Request for Proposals
The African Peacebuilding Network (APN) of the Social Science Research Council (SSRC) invites applications from senior African academics and researchers based at universities, training, and policy institutions in Africa to assemble and lead collaborative research projects intended to inform policy and practice on conflict and peacebuilding on the continent.
About the APN Collaborative Working Group Research Fellowship
The Collaborative Working Group Research Fellowship is an initiative and key complement to the field-based and networking components of the APN’s programming. This fellowship responds to the need for deep collaboration and engagement of researchers and practitioners on peacebuilding challenges in Africa.

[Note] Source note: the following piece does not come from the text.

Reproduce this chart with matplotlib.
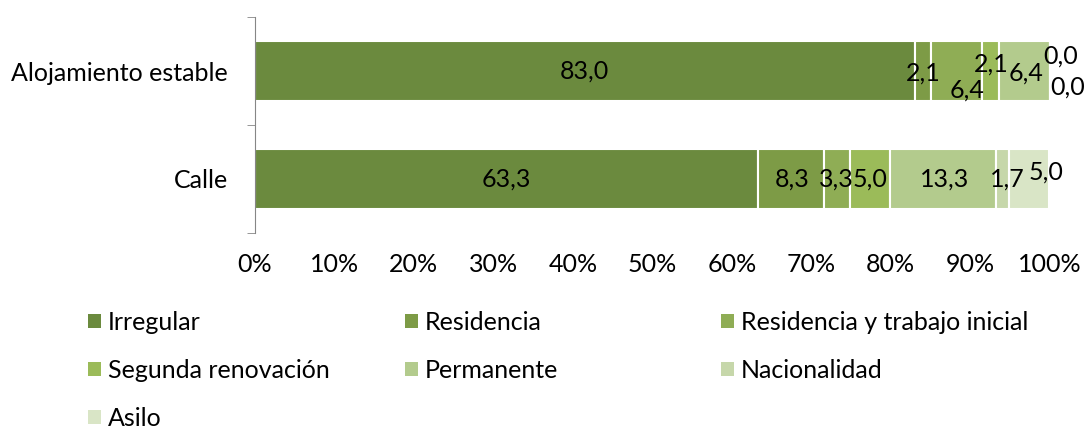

It also seeks to connect research to policy, promote mentoring of junior scholars by senior colleagues, foster networking between scholars and practitioners based in at least three African countries, and to increase the likelihood of impacting policy and actions through the knowledge-production process.
Collaborative working groups are expected to produce research-based knowledge and publications that are relevant to—and have a significant impact on—peacebuilding scholarship, policy, and practice on the continent. For its part, the APN will work towards inserting the evidence-based knowledge that this multinational and multidisciplinary group produces into regional and global debates, practices, and policies on peacebuilding.
The APN will support the working group in undertaking original policy-relevant research that focuses on the design, implementation, and impact of peacebuilding mechanisms and processes in conflict-affected African countries and sub-regions. Support is available for research, convening of scholar-practitioner meetings and analysis of issues such as the following:
- Local peacebuilding cultures, mechanisms, and practices;
- Inequality, poverty, and natural resource conflict;
- UN-AU-African Regional Economic Communities (RECs) cooperation on peace and security issues;
- African Governance Architecture (AGA) and African Peace and Security Architecture (APSA);
- Governance, peace, security, and development
- Women, peace, and security;
- Transnationalization, migration, youth radicalization, extremism, and violence;
- Climate change, peace, and security;
- Early Warning and Response Systems; and
- Conflict mediation mechanisms, processes, and practices
- Institutionalizing peacebuilding: Local, national, and regional processes and mechanisms
Eligibility
Applicants must be scholars or practitioners based in Africa and the lead investigator must be of the rank of a full professor and based in an African university (and hold a PhD). The competition will be open to joint researcher-practitioner teams (of six members) made up of Africans based at or affiliated with universities; regional organizations; government agencies; or nongovernmental, media, or civil society organizations located in at least three countries on the continent. While the lead investigator must be a professor and have a PhD, other members of the research group may be early- and mid-career scholars, or practitioners, who are expected to hold at least a master’s degree with two or more years of work experience.
It is expected that teams reflect diversity as much as possible, and include individuals from a range of professional, institutional, national, regional, disciplinary, gender, and generational backgrounds and experiences. The project should also leverage strong mentoring relationships between senior and junior members of the team, while encouraging both scholarly and practitioner participation as well as engagement with universities and regional practitioner/policy institutions.